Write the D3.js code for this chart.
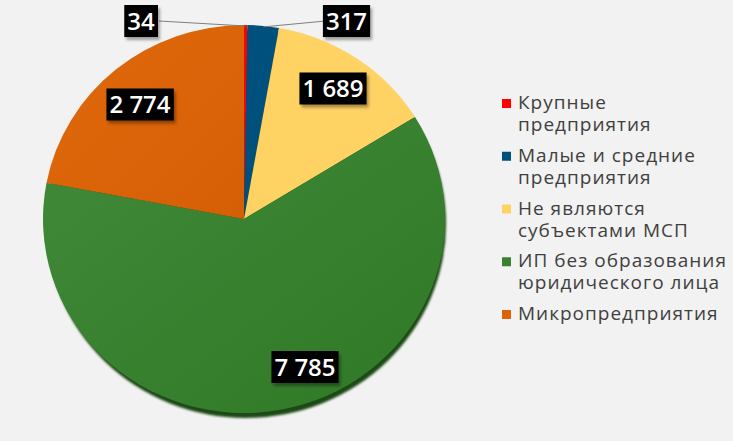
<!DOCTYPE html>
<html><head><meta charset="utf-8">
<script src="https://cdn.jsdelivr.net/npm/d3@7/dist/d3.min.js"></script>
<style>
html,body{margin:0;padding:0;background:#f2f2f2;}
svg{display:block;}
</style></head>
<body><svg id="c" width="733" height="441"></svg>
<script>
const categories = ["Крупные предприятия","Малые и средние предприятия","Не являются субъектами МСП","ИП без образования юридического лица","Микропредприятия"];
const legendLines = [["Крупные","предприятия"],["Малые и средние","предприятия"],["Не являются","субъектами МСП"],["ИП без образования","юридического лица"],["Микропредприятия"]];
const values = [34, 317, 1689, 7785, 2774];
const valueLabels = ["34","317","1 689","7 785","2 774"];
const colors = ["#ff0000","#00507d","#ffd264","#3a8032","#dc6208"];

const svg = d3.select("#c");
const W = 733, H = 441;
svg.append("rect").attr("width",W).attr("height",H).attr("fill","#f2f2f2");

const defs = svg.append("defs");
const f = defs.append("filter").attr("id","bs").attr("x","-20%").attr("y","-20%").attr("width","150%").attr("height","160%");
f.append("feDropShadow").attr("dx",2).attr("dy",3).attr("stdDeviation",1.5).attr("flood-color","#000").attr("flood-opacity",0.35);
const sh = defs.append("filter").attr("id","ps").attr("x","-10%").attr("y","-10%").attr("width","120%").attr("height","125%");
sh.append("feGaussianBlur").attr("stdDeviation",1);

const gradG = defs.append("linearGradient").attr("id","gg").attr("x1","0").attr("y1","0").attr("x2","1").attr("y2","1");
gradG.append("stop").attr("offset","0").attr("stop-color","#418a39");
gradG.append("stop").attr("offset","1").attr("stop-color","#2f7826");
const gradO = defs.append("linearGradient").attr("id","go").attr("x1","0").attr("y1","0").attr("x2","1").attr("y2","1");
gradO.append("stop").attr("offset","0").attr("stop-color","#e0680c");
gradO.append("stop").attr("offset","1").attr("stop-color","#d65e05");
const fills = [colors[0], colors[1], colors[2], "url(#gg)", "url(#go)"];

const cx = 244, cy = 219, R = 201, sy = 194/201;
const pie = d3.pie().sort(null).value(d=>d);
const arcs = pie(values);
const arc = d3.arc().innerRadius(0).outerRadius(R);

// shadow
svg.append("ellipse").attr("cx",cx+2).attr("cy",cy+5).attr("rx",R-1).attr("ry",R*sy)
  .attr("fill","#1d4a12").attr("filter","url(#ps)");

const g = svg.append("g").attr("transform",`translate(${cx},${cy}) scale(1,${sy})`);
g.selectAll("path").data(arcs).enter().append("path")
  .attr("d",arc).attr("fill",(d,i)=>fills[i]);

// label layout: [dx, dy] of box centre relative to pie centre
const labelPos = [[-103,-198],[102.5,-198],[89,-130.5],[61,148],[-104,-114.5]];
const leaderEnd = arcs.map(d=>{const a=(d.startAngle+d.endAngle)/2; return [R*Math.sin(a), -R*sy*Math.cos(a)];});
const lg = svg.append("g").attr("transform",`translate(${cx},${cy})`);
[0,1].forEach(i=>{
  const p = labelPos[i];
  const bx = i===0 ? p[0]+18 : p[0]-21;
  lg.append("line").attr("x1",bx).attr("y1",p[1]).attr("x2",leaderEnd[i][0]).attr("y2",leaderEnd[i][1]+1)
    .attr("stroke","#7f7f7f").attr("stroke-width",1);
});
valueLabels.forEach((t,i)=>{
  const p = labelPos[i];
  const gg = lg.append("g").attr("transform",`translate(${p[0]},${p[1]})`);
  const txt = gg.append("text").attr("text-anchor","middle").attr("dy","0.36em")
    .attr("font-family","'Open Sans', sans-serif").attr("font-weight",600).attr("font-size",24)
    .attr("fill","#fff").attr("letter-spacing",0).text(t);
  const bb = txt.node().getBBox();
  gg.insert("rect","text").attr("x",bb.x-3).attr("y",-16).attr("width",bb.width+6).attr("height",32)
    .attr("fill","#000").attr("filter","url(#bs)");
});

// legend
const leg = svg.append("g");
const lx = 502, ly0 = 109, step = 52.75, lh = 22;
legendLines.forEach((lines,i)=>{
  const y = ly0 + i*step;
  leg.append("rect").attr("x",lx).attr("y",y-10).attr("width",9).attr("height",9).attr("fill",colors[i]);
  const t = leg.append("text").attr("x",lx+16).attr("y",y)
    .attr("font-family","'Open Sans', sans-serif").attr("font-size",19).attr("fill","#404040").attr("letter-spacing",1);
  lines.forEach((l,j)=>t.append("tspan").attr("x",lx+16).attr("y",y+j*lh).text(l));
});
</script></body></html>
◆ ◆ ◆ ◆ ◆ ◆ ◆
* Task objective: Omit every picture while copying the listing above exactly.

* Complete output:
Write the D3.js code for this chart.
<!DOCTYPE html>
<html><head><meta charset="utf-8">
<script src="https://cdn.jsdelivr.net/npm/d3@7/dist/d3.min.js"></script>
<style>
html,body{margin:0;padding:0;background:#f2f2f2;}
svg{display:block;}
</style></head>
<body><svg id="c" width="733" height="441"></svg>
<script>
const categories = ["Крупные предприятия","Малые и средние предприятия","Не являются субъектами МСП","ИП без образования юридического лица","Микропредприятия"];
const legendLines = [["Крупные","предприятия"],["Малые и средние","предприятия"],["Не являются","субъектами МСП"],["ИП без образования","юридического лица"],["Микропредприятия"]];
const values = [34, 317, 1689, 7785, 2774];
const valueLabels = ["34","317","1 689","7 785","2 774"];
const colors = ["#ff0000","#00507d","#ffd264","#3a8032","#dc6208"];

const svg = d3.select("#c");
const W = 733, H = 441;
svg.append("rect").attr("width",W).attr("height",H).attr("fill","#f2f2f2");

const defs = svg.append("defs");
const f = defs.append("filter").attr("id","bs").attr("x","-20%").attr("y","-20%").attr("width","150%").attr("height","160%");
f.append("feDropShadow").attr("dx",2).attr("dy",3).attr("stdDeviation",1.5).attr("flood-color","#000").attr("flood-opacity",0.35);
const sh = defs.append("filter").attr("id","ps").attr("x","-10%").attr("y","-10%").attr("width","120%").attr("height","125%");
sh.append("feGaussianBlur").attr("stdDeviation",1);

const gradG = defs.append("linearGradient").attr("id","gg").attr("x1","0").attr("y1","0").attr("x2","1").attr("y2","1");
gradG.append("stop").attr("offset","0").attr("stop-color","#418a39");
gradG.append("stop").attr("offset","1").attr("stop-color","#2f7826");
const gradO = defs.append("linearGradient").attr("id","go").attr("x1","0").attr("y1","0").attr("x2","1").attr("y2","1");
gradO.append("stop").attr("offset","0").attr("stop-color","#e0680c");
gradO.append("stop").attr("offset","1").attr("stop-color","#d65e05");
const fills = [colors[0], colors[1], colors[2], "url(#gg)", "url(#go)"];

const cx = 244, cy = 219, R = 201, sy = 194/201;
const pie = d3.pie().sort(null).value(d=>d);
const arcs = pie(values);
const arc = d3.arc().innerRadius(0).outerRadius(R);

// shadow
svg.append("ellipse").attr("cx",cx+2).attr("cy",cy+5).attr("rx",R-1).attr("ry",R*sy)
  .attr("fill","#1d4a12").attr("filter","url(#ps)");

const g = svg.append("g").attr("transform",`translate(${cx},${cy}) scale(1,${sy})`);
g.selectAll("path").data(arcs).enter().append("path")
  .attr("d",arc).attr("fill",(d,i)=>fills[i]);

// label layout: [dx, dy] of box centre relative to pie centre
const labelPos = [[-103,-198],[102.5,-198],[89,-130.5],[61,148],[-104,-114.5]];
const leaderEnd = arcs.map(d=>{const a=(d.startAngle+d.endAngle)/2; return [R*Math.sin(a), -R*sy*Math.cos(a)];});
const lg = svg.append("g").attr("transform",`translate(${cx},${cy})`);
[0,1].forEach(i=>{
  const p = labelPos[i];
  const bx = i===0 ? p[0]+18 : p[0]-21;
  lg.append("line").attr("x1",bx).attr("y1",p[1]).attr("x2",leaderEnd[i][0]).attr("y2",leaderEnd[i][1]+1)
    .attr("stroke","#7f7f7f").attr("stroke-width",1);
});
valueLabels.forEach((t,i)=>{
  const p = labelPos[i];
  const gg = lg.append("g").attr("transform",`translate(${p[0]},${p[1]})`);
  const txt = gg.append("text").attr("text-anchor","middle").attr("dy","0.36em")
    .attr("font-family","'Open Sans', sans-serif").attr("font-weight",600).attr("font-size",24)
    .attr("fill","#fff").attr("letter-spacing",0).text(t);
  const bb = txt.node().getBBox();
  gg.insert("rect","text").attr("x",bb.x-3).attr("y",-16).attr("width",bb.width+6).attr("height",32)
    .attr("fill","#000").attr("filter","url(#bs)");
});

// legend
const leg = svg.append("g");
const lx = 502, ly0 = 109, step = 52.75, lh = 22;
legendLines.forEach((lines,i)=>{
  const y = ly0 + i*step;
  leg.append("rect").attr("x",lx).attr("y",y-10).attr("width",9).attr("height",9).attr("fill",colors[i]);
  const t = leg.append("text").attr("x",lx+16).attr("y",y)
    .attr("font-family","'Open Sans', sans-serif").attr("font-size",19).attr("fill","#404040").attr("letter-spacing",1);
  lines.forEach((l,j)=>t.append("tspan").attr("x",lx+16).attr("y",y+j*lh).text(l));
});
</script></body></html>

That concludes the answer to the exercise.